Conservative Wall Street Journal editorial writer Dorothy Rabinowitz, a frequent Clinton critic, summed it up in a recent column: “Her election alone is what stands between the American nation and the reign of the most unstable, proudly uninformed, psychologically unfit president ever to enter the White House.”
Remember the question about who would be most suited to take a momentous 3 a.m. phone call? Trump would already be up, revenge-tweeting against anyone who got under his skin that day. For obvious reasons, the commander in chief must have greater impulse control.

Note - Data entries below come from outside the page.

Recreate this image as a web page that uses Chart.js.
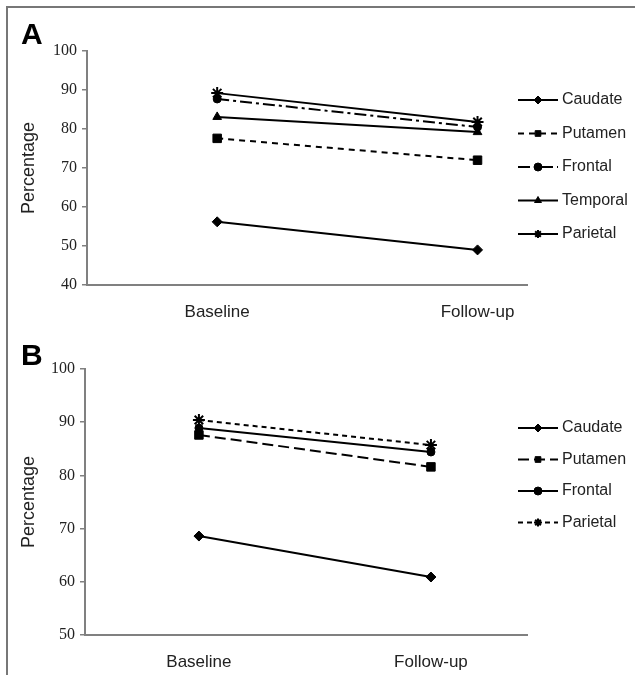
<!DOCTYPE html>
<html>
<head>
<meta charset="utf-8">
<script src="https://cdn.jsdelivr.net/npm/chart.js@4.4.1/dist/chart.umd.min.js"></script>
<style>
  html, body { margin: 0; padding: 0; background: #fff; }
  #frame {
    position: absolute; left: 6px; top: 6px; width: 629px; height: 669px;
    border-top: 2px solid #777; border-left: 2px solid #777;
  }
  .panel { position: absolute; left: 0; width: 635px; }
  .letter {
    position: absolute; font: bold 30px "Liberation Sans", Arial, sans-serif; color: #000;
  }
</style>
</head>
<body>
<div id="frame"></div>
<div class="panel" style="top:0;height:330px"><canvas id="chartA" width="635" height="330"></canvas></div>
<div class="panel" style="top:330px;height:345px"><canvas id="chartB" width="635" height="345"></canvas></div>
<div class="letter" style="left:21px;top:17px">A</div>
<div class="letter" style="left:21px;top:338px">B</div>
<script>
// --- data ---
const timepoints = ['Baseline', 'Follow-up'];

// panel A
const caudateA = [56.2, 49.0];
const putamenA = [77.6, 72.0];
const frontalA = [87.7, 80.5];
const temporalA = [83.1, 79.2];
const parietalA = [89.2, 81.8];
const yTicksA = { min: 40, max: 100, step: 10 };

// panel B
const caudateB = [68.6, 60.9];
const putamenB = [87.6, 81.6];
const frontalB = [88.9, 84.4];
const parietalB = [90.4, 85.7];
const yTicksB = { min: 50, max: 100, step: 10 };

const INK = '#000';
const AXIS = '#808080';

function series(label, values, style) {
  return {
    label,
    data: values.map((v, i) => ({ x: i, y: v })),
    borderColor: INK,
    backgroundColor: INK,
    borderWidth: 2,
    borderDash: style.dash || [],
    pointStyle: style.point,
    pointRadius: style.radius || 5,
    pointBorderWidth: style.point === 'crossRot' || style.point === 'star' ? 2 : 1,
    tension: 0,
    clip: false
  };
}

// draws the legend to the right with line style + marker, like the original
const sideLegend = {
  id: 'sideLegend',
  afterDraw(chart, args, opts) {
    const ctx = chart.ctx;
    ctx.save();
    chart.data.datasets.forEach((ds, i) => {
      const y = opts.y + i * opts.step;
      ctx.strokeStyle = ds.borderColor;
      ctx.lineWidth = 2;
      ctx.setLineDash(ds.borderDash);
      ctx.beginPath();
      ctx.moveTo(opts.x, y);
      ctx.lineTo(opts.x + 40, y);
      ctx.stroke();
      ctx.setLineDash([]);
      ctx.fillStyle = INK;
      ctx.strokeStyle = INK;
      ctx.lineWidth = ds.pointBorderWidth;
      Chart.helpers.drawPoint(ctx, { pointStyle: ds.pointStyle, radius: Math.min(ds.pointRadius, 4), rotation: 0, borderWidth: ds.pointBorderWidth }, opts.x + 20, y);
      ctx.font = '16px "Liberation Sans", Arial, sans-serif';
      ctx.textBaseline = 'middle';
      ctx.textAlign = 'left';
      ctx.fillStyle = '#222';
      ctx.fillText(ds.label, opts.x + 44, y);
    });
    ctx.restore();
  }
};

function makeChart(id, datasets, cfg) {
  return new Chart(document.getElementById(id), {
    type: 'line',
    data: { datasets },
    plugins: [sideLegend],
    options: {
      responsive: false,
      animation: false,
      layout: { padding: { left: 0, top: cfg.top, right: cfg.right, bottom: 0 } },
      plugins: {
        legend: { display: false },
        tooltip: { enabled: false },
        sideLegend: cfg.legend
      },
      scales: {
        x: {
          type: 'linear',
          min: cfg.xMin,
          max: cfg.xMax,
          afterBuildTicks: s => { s.ticks = timepoints.map((t, i) => ({ value: i })); },
          afterFit: s => { s.height = cfg.xHeight; },
          grid: { display: false },
          border: { display: true, color: AXIS, width: 2 },
          ticks: {
            autoSkip: false,
            maxRotation: 0,
            padding: 9,
            color: '#222',
            font: { family: '"Liberation Sans", Arial, sans-serif', size: 17 },
            callback: v => timepoints[v]
          }
        },
        y: {
          min: cfg.y.min,
          max: cfg.y.max,
          afterFit: s => { s.width = cfg.yWidth; },
          grid: { display: true, drawOnChartArea: false, drawTicks: true, tickLength: 5, color: AXIS, lineWidth: 1.5 },
          border: { display: true, color: AXIS, width: 2 },
          ticks: {
            stepSize: cfg.y.step,
            padding: 5,
            color: '#222',
            font: { family: '"Liberation Serif", "Times New Roman", serif', size: 16 }
          },
          title: {
            display: true,
            text: 'Percentage',
            color: '#222',
            padding: { top: 18, bottom: 0 },
            font: { family: '"Liberation Sans", Arial, sans-serif', size: 18 }
          }
        }
      }
    }
  });
}

makeChart('chartA', [
  series('Caudate', caudateA, { point: 'rectRot', radius: 5 }),
  series('Putamen', putamenA, { point: 'rect', radius: 6, dash: [6, 5] }),
  series('Frontal', frontalA, { point: 'circle', radius: 4, dash: [12, 4, 3, 4] }),
  series('Temporal', temporalA, { point: 'triangle', radius: 5 }),
  series('Parietal', parietalA, { point: 'star', radius: 6 })
], {
  top: 51, right: 108, xHeight: 45, yWidth: 87,
  xMin: -0.5, xMax: 1.19,
  y: yTicksA,
  legend: { x: 518, y: 100, step: 33.5 }
});

makeChart('chartB', [
  series('Caudate', caudateB, { point: 'rectRot', radius: 5 }),
  series('Putamen', putamenB, { point: 'rect', radius: 6, dash: [11, 5] }),
  series('Frontal', frontalB, { point: 'circle', radius: 4 }),
  series('Parietal', parietalB, { point: 'star', radius: 6, dash: [5, 4] })
], {
  top: 39, right: 108, xHeight: 40, yWidth: 85,
  xMin: -0.491, xMax: 1.414,
  y: yTicksB,
  legend: { x: 518, y: 98, step: 31.5 }
});
</script>
</body>
</html>
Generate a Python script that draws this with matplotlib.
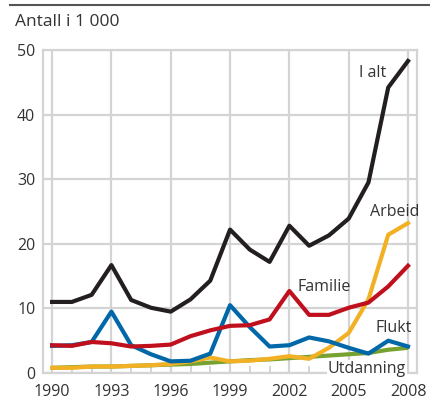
import matplotlib
matplotlib.use("Agg")
import matplotlib.pyplot as plt
from matplotlib.lines import Line2D

plt.rcParams['font.family'] = ['Open Sans', 'DejaVu Sans']

years = list(range(1990, 2009))

i_alt = [11.0, 11.0, 12.1, 16.7, 11.3, 10.1, 9.5, 11.4, 14.3, 22.2,
         19.1, 17.2, 22.8, 19.7, 21.3, 23.9, 29.5, 44.2, 48.3]
arbeid = [0.8, 0.8, 1.0, 1.0, 1.1, 1.2, 1.4, 1.8, 2.4, 1.8,
          1.9, 2.2, 2.6, 2.2, 3.9, 6.2, 11.4, 21.4, 23.2]
familie = [4.3, 4.2, 4.8, 4.6, 4.1, 4.2, 4.4, 5.7, 6.6, 7.3,
           7.4, 8.3, 12.7, 9.0, 9.0, 10.1, 10.9, 13.4, 16.6]
flukt = [4.2, 4.3, 4.8, 9.5, 4.3, 2.9, 1.8, 1.9, 3.0, 10.5,
         7.1, 4.1, 4.3, 5.5, 4.9, 3.9, 3.0, 5.0, 4.1]
utdanning = [0.8, 0.9, 1.0, 1.0, 1.1, 1.2, 1.3, 1.4, 1.6, 1.8,
             2.0, 2.1, 2.3, 2.5, 2.7, 2.9, 3.1, 3.6, 3.9]

xticks = [1990, 1993, 1996, 1999, 2002, 2005, 2008]
yticks = [0, 10, 20, 30, 40, 50]

grid_col = '#d4d4d4'
text_col = '#333333'

fig = plt.figure(figsize=(4.3, 4.0), dpi=100)
ax = fig.add_axes([0.100, 0.0675, 0.870, 0.8075])

# green under orange, blue/red over, black on top
ax.plot(years, utdanning, color='#78a22f', lw=3, solid_capstyle='butt', zorder=3)
ax.plot(years, arbeid, color='#f2b124', lw=3, zorder=4)
ax.plot(years, flukt, color='#0068a8', lw=3, zorder=4)
ax.plot(years, familie, color='#c0101e', lw=3, zorder=5)
ax.plot(years, i_alt, color='#231f20', lw=3, zorder=6)

ax.set_xlim(1989.54, 2008.46)
ax.set_ylim(0, 50)
ax.set_xticks(xticks)
ax.set_xticks(years, minor=True)
ax.set_yticks(yticks)
ax.grid(True, which='major', color=grid_col, lw=1.6, zorder=0)
ax.tick_params(which='major', length=0, labelsize=11.5, colors=text_col)
ax.tick_params(axis='x', which='major', pad=8)
ax.tick_params(axis='y', which='major', pad=5.5)
ax.tick_params(axis='x', which='minor', direction='in', length=5, width=1.4, color=grid_col)
ax.tick_params(axis='y', which='minor', length=0)
for s in ax.spines.values():
    s.set_color(grid_col)
    s.set_linewidth(1.6)

lab = dict(fontsize=11.5, color=text_col, zorder=10)
ax.text(2005.5, 46.4, 'I alt', ha='left', va='center', **lab)
ax.text(2006.1, 25.0, 'Arbeid', ha='left', va='center', **lab)
ax.text(2002.4, 13.3, 'Familie', ha='left', va='center', **lab)
ax.text(2006.35, 6.9, 'Flukt', ha='left', va='center', **lab)
ax.text(2003.95, 0.6, 'Utdanning', ha='left', va='center',
        bbox=dict(facecolor='white', edgecolor='none', pad=0.5), **lab)

fig.text(0.035, 0.945, 'Antall i 1 000', ha='left', va='center', fontsize=12.5, color=text_col)
fig.add_artist(Line2D([0.023, 1.0], [0.987, 0.987], color='#555555', lw=1.5))

fig.savefig('out.png', dpi=100)
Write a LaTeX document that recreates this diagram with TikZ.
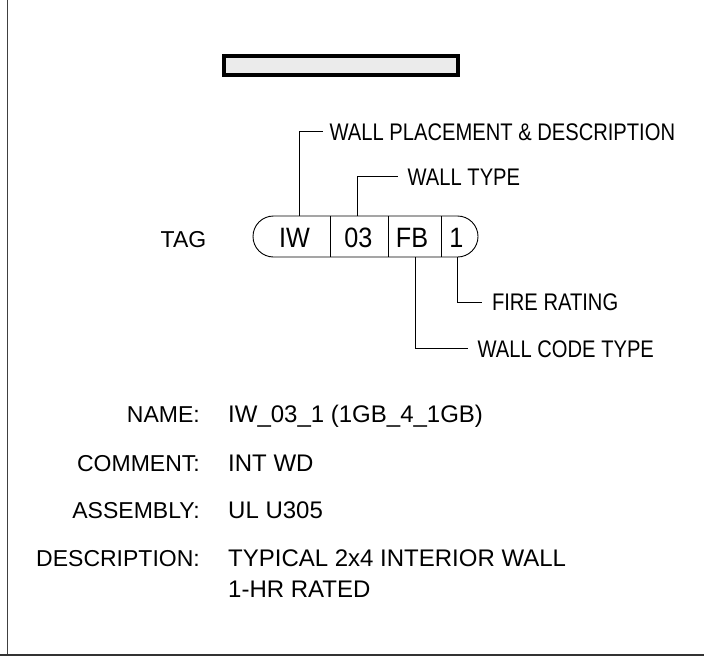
\documentclass[tikz,border=0pt]{standalone}
\usepackage{fontspec}
\setmainfont{Liberation Sans}
\newfontfamily\condfont{Liberation Sans}[FakeStretch=0.84]
\newfontfamily\tagfont{Liberation Sans}[FakeStretch=0.9]
\definecolor{barfill}{RGB}{235,235,235}
\begin{document}
\begin{tikzpicture}[x=1pt,y=-1pt,
  maintext/.style={font=\fontsize{23}{23}\selectfont, inner sep=0pt},
  keytext/.style={maintext, anchor=base east},
  valtext/.style={font=\fontsize{24}{24}\selectfont, inner sep=0pt, anchor=base west},
  lbl/.style={font=\condfont\fontsize{24}{24}\selectfont, inner sep=0pt, anchor=base west},
  cell/.style={font=\tagfont\fontsize{28}{28}\selectfont, inner sep=0pt, anchor=base},
  leader/.style={line width=0.9pt, black},
  thin/.style={line width=0.9pt, black}]
\useasboundingbox (0,0) rectangle (704,656);
% frame
\draw[line width=1.5pt, black!75] (7.3,0) -- (7.3,654.3);
\draw[line width=2pt, black!80] (0,654.5) -- (704,654.5);
% wall bar
\draw[line width=4pt, fill=barfill] (224.3,56.3) rectangle (458,74.7);
% tag
\node[maintext, anchor=base] (tag) at (183.5,247) {TAG};
\draw[thin, rounded corners=20.5pt] (253,216) rectangle (478,257);
\draw[thin] (330,216) -- (330,257);
\draw[thin] (388,216) -- (388,257);
\draw[thin] (441,216) -- (441,257);
\node[cell] (iw) at (294.5,247.5) {IW};
\node[cell] (c03) at (358.5,247.5) {03};
\node[cell] (fb) at (412,247.5) {FB};
\node[cell] (c1) at (456.5,247.5) {1};
% leader start points on the tag
\coordinate (p1) at (299,216);
\coordinate (p2) at (357.3,216);
\coordinate (p3) at (457.7,257);
\coordinate (p4) at (415.7,257);
% labels
\node[lbl] (l1) at (329.5,140) {WALL PLACEMENT \& DESCRIPTION};
\node[lbl] (l2) at (407.5,185) {WALL TYPE};
\node[lbl] (l3) at (491.8,310.7) {FIRE RATING};
\node[lbl] (l4) at (477.5,357) {WALL CODE TYPE};
\draw[leader] (p1) |- ([xshift=-6.5pt]l1.west);
\draw[leader] (p2) |- ([xshift=-9.5pt]l2.west);
\draw[leader] (p3) |- ([xshift=-10pt]l3.west);
\draw[leader] (p4) |- ([xshift=-9.5pt]l4.west);
% properties
\node[keytext] (k1) at (200,422) {NAME:};
\node[keytext] (k2) at (200,471.5) {COMMENT:};
\node[keytext] (k3) at (200,518.5) {ASSEMBLY:};
\node[keytext] (k4) at (200,566) {DESCRIPTION:};
\node[valtext] (v1) at (228,422) {IW\_03\_1 (1GB\_4\_1GB)};
\node[valtext] (v2) at (228,471.5) {INT WD};
\node[valtext] (v3) at (228,518.5) {UL U305};
\node[valtext] (v4) at (228,566) {TYPICAL 2x4 INTERIOR WALL};
\node[valtext] (v5) at (228,597) {1-HR RATED};
\end{tikzpicture}
\end{document}
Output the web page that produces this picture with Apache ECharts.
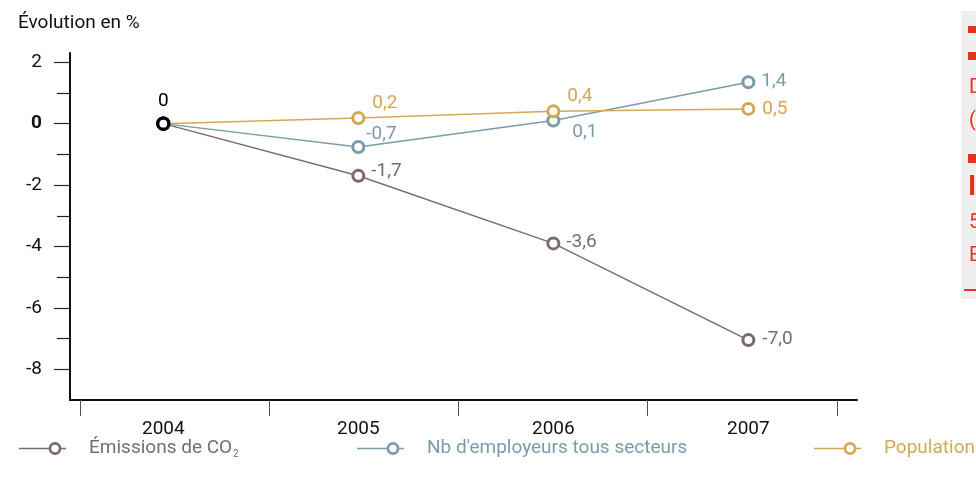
<!DOCTYPE html>
<html>
<head>
<meta charset="utf-8">
<script src="https://cdn.jsdelivr.net/npm/echarts@6/dist/echarts.min.js"></script>
<style>html,body{margin:0;padding:0;background:#fff;}#c{width:976px;height:489px;}</style>
</head>
<body>
<div id="c"></div>
<script>
// ---- data (values as plotted in the picture) ----
const years = [2004, 2005, 2006, 2007];
const co2 = [0, -1.7, -3.9, -7.05];
const employeurs = [0, -0.76, 0.1, 1.35];
const population = [0, 0.18, 0.4, 0.48];
// value labels as printed in the picture
const co2Labels = ['0', '-1,7', '-3,6', '-7,0'];
const employeursLabels = ['0', '-0,7', '0,1', '1,4'];
const populationLabels = ['0', '0,2', '0,4', '0,5'];
const seriesNames = ['Émissions de CO2', "Nb d'employeurs tous secteurs", 'Population'];
const yTickLabels = [-8, -6, -4, -2, 0, 2];
const yMinorTicks = [-7, -5, -3, -1, 1];
const xTicks = [2003.573, 2004.544, 2005.514, 2006.484, 2007.456];

// ---- styles ----
const FONT = 'Roboto';
const FS = 19;
const colors = ['#7b6a6f', '#7b9bab', '#d4a853'];
const labelOffsets = [
  [null, [1, -5], [1, -1], [2, -1]],
  [null, [-4, -13], [7, 12], [1, -1]],
  [null, [2, -15], [2, -15], [2, 0]]
];
const seriesValues = [co2, employeurs, population];
const seriesLabels = [co2Labels, employeursLabels, populationLabels];

const ringIcon = 'path://M0,5.75 L29.5,5.75 L29.5,7.25 L0,7.25 Z ' +
  'M29.5,6.5 A6.5,6.5 0 1,0 42.5,6.5 A6.5,6.5 0 1,0 29.5,6.5 Z ' +
  'M32.3,6.5 A3.7,3.7 0 1,1 39.7,6.5 A3.7,3.7 0 1,1 32.3,6.5 Z ' +
  'M42.5,5.75 L47,5.75 L47,7.25 L42.5,7.25 Z';

const series = seriesValues.map((vals, s) => ({
  name: seriesNames[s],
  type: 'line',
  symbol: 'circle',
  symbolSize: 11,
  z: 2 + s,
  lineStyle: { color: colors[s], width: 1.5 },
  itemStyle: { color: '#fff', borderColor: colors[s], borderWidth: 3 },
  label: {
    show: true, position: 'right', distance: 5,
    color: colors[s], fontSize: FS, fontFamily: FONT,
    formatter: p => seriesLabels[s][p.dataIndex]
  },
  emphasis: { disabled: true },
  data: years.map((yr, i) => {
    const d = { value: [yr, vals[i]] };
    if (i === 0) {
      d.itemStyle = { borderColor: '#000', color: '#fff', borderWidth: 3.2 };
      d.label = s === 2 ? { show: true, position: 'top', distance: 6, color: '#000' } : { show: false };
    } else {
      d.label = { offset: labelOffsets[s][i] };
    }
    return d;
  })
}));

function legendAt(left, s) {
  return {
    left: left, top: 434, icon: ringIcon,
    itemWidth: 47, itemHeight: 13,
    selectedMode: false,
    data: [{ name: seriesNames[s], itemStyle: { color: colors[s], borderWidth: 0 } }],
    textStyle: {
      color: colors[s], fontSize: FS, fontFamily: FONT, padding: [0, 0, 0, 18],
      rich: { sub: { fontSize: 10, color: colors[s], fontFamily: FONT, padding: [12, 0, 0, 1] } }
    },
    formatter: n => n.replace('CO2', 'CO{sub|2}')
  };
}

const chart = echarts.init(document.getElementById('c'), null, { renderer: 'canvas' });
chart.setOption({
  animation: false,
  textStyle: { fontFamily: FONT },
  title: {
    text: 'Évolution en %', left: 13, top: 9,
    textStyle: { fontSize: FS, fontWeight: 'normal', color: '#111', fontFamily: FONT }
  },
  legend: [legendAt(14, 0), legendAt(352, 1), legendAt(809, 2)],
  grid: { left: 70, right: 119, top: 53, bottom: 89, containLabel: false },
  xAxis: {
    type: 'value', min: 2003.5215, max: 2007.557,
    axisLine: { show: true, onZero: false, lineStyle: { color: '#111', width: 2 } },
    axisTick: { show: true, customValues: xTicks, length: 16, lineStyle: { color: '#555', width: 1 } },
    axisLabel: { customValues: years, margin: 20, fontSize: FS, color: '#111', fontFamily: FONT, formatter: v => String(v) },
    splitLine: { show: false }
  },
  yAxis: [
    {
      type: 'value', min: -9, max: 2.3, position: 'left',
      axisLine: { show: true, onZero: false, lineStyle: { color: '#111', width: 2 } },
      axisTick: { show: true, customValues: yTickLabels, length: 16, lineStyle: { color: '#222', width: 1.2 } },
      axisLabel: {
        customValues: yTickLabels, margin: 28, fontSize: FS, color: '#111', fontFamily: FONT,
        formatter: v => v === 0 ? '{b|0}' : String(v),
        rich: { b: { fontWeight: 'bold', fontSize: FS, color: '#111', fontFamily: FONT } }
      },
      splitLine: { show: false }
    },
    {
      type: 'value', min: -9, max: 2.3, position: 'left',
      axisLine: { show: false, onZero: false },
      axisTick: { show: true, customValues: yMinorTicks, length: 13, lineStyle: { color: '#222', width: 1.2 } },
      axisLabel: { show: false },
      splitLine: { show: false }
    }
  ],
  series: series,
  graphic: [
    { type: 'rect', left: 961, top: 11, shape: { width: 30, height: 288 }, style: { fill: '#efefef' }, silent: true },
    { type: 'rect', left: 968, top: 26, shape: { width: 12, height: 7 }, style: { fill: '#e2361a' }, silent: true },
    { type: 'rect', left: 968, top: 52, shape: { width: 12, height: 8 }, style: { fill: '#e2361a' }, silent: true },
    { type: 'text', left: 969, top: 78, style: { text: 'Depuis', fill: '#e2361a', fontSize: 20, fontFamily: FONT } },
    { type: 'text', left: 969, top: 111, style: { text: '(2004)', fill: '#e2361a', fontSize: 20, fontFamily: FONT } },
    { type: 'rect', left: 968, top: 154, shape: { width: 12, height: 9 }, style: { fill: '#e2361a' }, silent: true },
    { type: 'text', left: 968, top: 174, style: { text: 'I', fill: '#e2361a', fontSize: 28, fontWeight: 'bold', fontFamily: FONT } },
    { type: 'text', left: 969, top: 213, style: { text: '5', fill: '#e2361a', fontSize: 20, fontFamily: FONT } },
    { type: 'text', left: 969, top: 246, style: { text: 'En', fill: '#e2361a', fontSize: 20, fontFamily: FONT } },
    { type: 'rect', left: 964, top: 289, shape: { width: 20, height: 2 }, style: { fill: '#e2361a' }, silent: true }
  ]
});
</script>
</body>
</html>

From puerile feuding, to “birtherism,” to bigotry, Trump’s candidacy draws out the ugly side of America. He seems incapable of accurately discussing any issue, choosing instead to pull the pin on verbal grenades, many of which blow up in his face. His claim that the election is rigged undermines the very task that thousands of candidates in local, state and national elections have undertaken in earnest.
Trump touts his business acumen, but he’s left behind a string of failures, along with unpaid contractors and workers. Governing is not a series of deals backstopped by bankruptcy laws. Trump isn’t any better when it comes to transparency, refusing to release tax returns that might contradict his boasting.
The weekly Dallas Voice gives its first presidential endorsement in its history:
For the first time in our more than 32 years in business, Dallas Voice this week issued an endorsement in a political race when Publisher Leo Cusimano announced that the media company is endorsing Hillary Clinton for president of the United States._____
“Dallas Voice offers a direct and fervent endorsement of Democratic presidential nominee Hillary Clinton,” Cusimano said. “Politics is never easy, but the decision to endorse in this pivotal time is essential.”
He noted that Dallas Voice is making the endorsement in conjunction with other LGBT news media outlets in the National Gay Media Association. He also said that he, personally, is endorsing Clinton, as well.
“As publisher of Dallas Voice, I am endorsing Hillary Clinton because she is the most qualified candidate and a leader that understands our issues,” Cusimano said.